Indonesia wants to develop projects on new energy sources such as nuclear, hydrogen and ammonia to achieve its Net Zero Emissions (NZE) by 2060 or sooner, according to the Ministry of Energy and Mineral Resources (ESDM).
Yudo Dwinanda Priaadi, the Director General of New and Renewable Energy and Energy Conservation of ESDM, said that the country can achieve the NZE target earlier than 2060 with international support through technology transfer and sponsoring.
Yudo said that Indonesia needs affordable new energy sources that are accessible to everyone.
He anticipated that by 2060, most of the energy used in the country will be solar energy but it will need batteries to store the energy.
Southeast Asia’s largest economy aims to reduce carbon emissions by 29% by 2030 and achieve net zero emissions by 2060. For its part, ESDM expects the country will get a solar power capacity of 2.14 GW by 2030, of which 0.64 GW in households, 0.74 GW in state-owned enterprises, and the rest in industries.
However, as of November 2022, Indonesia only had 6,461 households install rooftop solar energy systems with a total installed capacity of 77.6 MW. That shows a big gap between the current growth rate and the desired goal.
Yudo said that they are serious about building the battery ecosystem and that Indonesia still needs to promote the expansion of the production of power sources like geothermal and hydroelectric power.
ESDM also sees potential in new energy sources to help offset shortfalls in intermittent renewable energy. Therefore, according to Yudo, Indonesia plans to build a nuclear power plant that is expected to meet its domestic energy needs.
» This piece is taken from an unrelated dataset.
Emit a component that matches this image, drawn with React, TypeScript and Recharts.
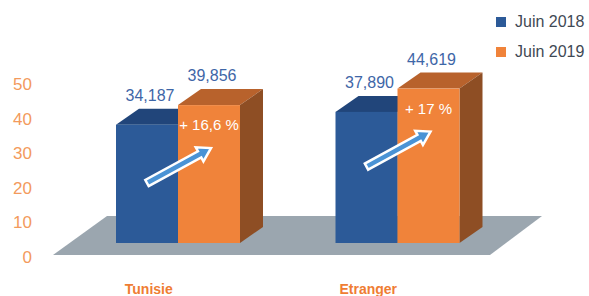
import React from 'react';
import { BarChart, Bar, XAxis, YAxis, Legend, LabelList } from 'recharts';

const categories = ['Tunisie', 'Etranger'];
const juin2018 = [34.187, 37.89];
const juin2019 = [39.856, 44.619];
const growthLabels = ['+ 16,6 %', '+ 17 %'];
const yTicks = [0, 10, 20, 30, 40, 50];
const seriesNames = ['Juin 2018', 'Juin 2019'];

const data = categories.map((c, i) => ({
  name: c,
  a: juin2018[i],
  b: juin2019[i],
  growth: growthLabels[i],
}));

const FONT = '"Liberation Sans", Arial, Helvetica, sans-serif';
const BLUE = '#2c5a98';
const BLUE_TOP = '#21457a';
const BLUE_SIDE = '#1c3b68';
const ORANGE = '#f0833a';
const ORANGE_TOP = '#b8622c';
const ORANGE_SIDE = '#8e4e24';
const DX = 23;
const DY = 16;

const W = 589;
const H = 296;
const M_TOP = 70;
const M_RIGHT = 82;
const Y_W = 68;
const X_H = 53;

function box(x: number, y: number, w: number, h: number, front: string, top: string, side: string) {
  return (
    <g>
      <polygon points={`${x},${y} ${x + w},${y} ${x + w + DX},${y - DY} ${x + DX},${y - DY}`} fill={top} />
      <polygon points={`${x + w},${y} ${x + w + DX},${y - DY} ${x + w + DX},${y + h - DY} ${x + w},${y + h}`} fill={side} />
      <rect x={x} y={y} width={w} height={h} fill={front} />
    </g>
  );
}

function Bar2018(props: any) {
  const { x, y, width, height, index } = props;
  const base = y + height;
  const plotL = Y_W;
  const plotR = W - M_RIGHT;
  let floor = null;
  if (index === 0) {
    floor = (
      <polygon
        points={`${plotL - 15},${base + 12} ${plotR - 17},${base + 12} ${plotR + 35},${base - 27} ${plotL + 39},${base - 27}`}
        fill="#9ba6af"
      />
    );
  }
  return (
    <g>
      {floor}
      {box(x, y, width, height, BLUE, BLUE_TOP, BLUE_SIDE)}
    </g>
  );
}

function arrow(tx: number, ty: number, px: number, py: number) {
  const dx = px - tx;
  const dy = py - ty;
  const L = Math.sqrt(dx * dx + dy * dy);
  const ux = dx / L;
  const uy = dy / L;
  const nx = -uy;
  const ny = ux;
  const s = 3.5;
  const hw = 8;
  const hl = 13;
  const hx = px - ux * hl;
  const hy = py - uy * hl;
  const pts = [
    [tx + nx * s, ty + ny * s],
    [hx + nx * s, hy + ny * s],
    [hx + nx * hw, hy + ny * hw],
    [px, py],
    [hx - nx * hw, hy - ny * hw],
    [hx - nx * s, hy - ny * s],
    [tx - nx * s, ty - ny * s],
  ]
    .map((p) => `${p[0]},${p[1]}`)
    .join(' ');
  return <polygon points={pts} fill="#4a93d5" stroke="#ffffff" strokeWidth={2.5} strokeLinejoin="miter" />;
}

function Bar2019(props: any) {
  const { x, y, width, height } = props;
  return (
    <g>
      {box(x, y, width, height, ORANGE, ORANGE_TOP, ORANGE_SIDE)}
      {arrow(x - 31, y + 78, x + 33, y + 43)}
    </g>
  );
}

function ValueLabel(props: any) {
  const { x, y, width, value } = props;
  const txt = Number(value).toFixed(3).replace('.', ',');
  return (
    <text x={x + width / 2 + 3} y={y - 24} textAnchor="middle" fontFamily={FONT} fontSize={16} fill="#3e66a7">
      {txt}
    </text>
  );
}

function GrowthLabel(props: any) {
  const { x, y, width, value } = props;
  return (
    <text x={x + width / 2} y={y + 25} textAnchor="middle" fontFamily={FONT} fontSize={15} fill="#ffffff">
      {value}
    </text>
  );
}

function YTick(props: any) {
  const { y, payload } = props;
  return (
    <text x={32} y={y + 20} textAnchor="end" fontFamily={FONT} fontSize={17} fill="#f39a5c">
      {payload.value}
    </text>
  );
}

function XTick(props: any) {
  const { x, payload } = props;
  return (
    <text x={x - 29} y={294} textAnchor="middle" fontFamily={FONT} fontSize={14} fontWeight="bold" fill="#ef7d33">
      {payload.value}
    </text>
  );
}

function LegendContent() {
  const colors = [BLUE, ORANGE];
  return (
    <div style={{ fontFamily: FONT, position: 'absolute', left: 0, top: 0, width: 93 }}>
      {seriesNames.map((n, i) => (
        <div key={n} style={{ height: 30, display: 'flex', alignItems: 'center' }}>
          <div style={{ width: 10, height: 10, background: colors[i], marginRight: 9 }} />
          <span style={{ fontSize: 16, color: '#3f4954', lineHeight: '16px', whiteSpace: 'nowrap' }}>{n}</span>
        </div>
      ))}
    </div>
  );
}

export default function App() {
  return (
    <div style={{ position: 'absolute', left: 0, top: 0, width: W, height: H, background: '#ffffff' }}>
      <BarChart
        width={W}
        height={H}
        data={data}
        margin={{ top: M_TOP, right: M_RIGHT, bottom: 0, left: 0 }}
        barSize={62}
        barGap={0}
      >
        <XAxis dataKey="name" height={X_H} axisLine={false} tickLine={false} tick={<XTick />} interval={0} />
        <YAxis
          width={Y_W}
          domain={[0, 50]}
          ticks={yTicks}
          axisLine={false}
          tickLine={false}
          tick={<YTick />}
          interval={0}
        />
        <Legend
          content={<LegendContent />}
          wrapperStyle={{ position: 'absolute', left: 496, top: 7, width: 0, height: 0, overflow: 'visible' }}
        />
        <Bar dataKey="a" name={seriesNames[0]} fill={BLUE} shape={<Bar2018 />} isAnimationActive={false}>
          <LabelList dataKey="a" content={<ValueLabel />} />
        </Bar>
        <Bar dataKey="b" name={seriesNames[1]} fill={ORANGE} shape={<Bar2019 />} isAnimationActive={false}>
          <LabelList dataKey="b" content={<ValueLabel />} />
          <LabelList dataKey="growth" content={<GrowthLabel />} />
        </Bar>
      </BarChart>
    </div>
  );
}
Indonesia’s National Nuclear Energy Agency of Indonesia (Batan) announced plans to develop large-scale nuclear power plant projects in several areas in the country including Central Java province and Bangka Belitung.
However, according to the Institute for Essential Services Reform (IESR), the development of these projects faced difficulties due to serious mistakes in design, environmental and financial issues.
Meanwhile, according to ESDM, Indonesia is considered to have the potential to become a global hub for green hydropower because of its large uses of hydrogen in the ammonia industry and other industries.
Currently, Indonesia’s annual hydrogen production is 1.75 million tonnes. However, green hydrogen is still relatively expensive due to factors including high costs in electrolysis and renewable electricity production, and low renewable energy capacity./.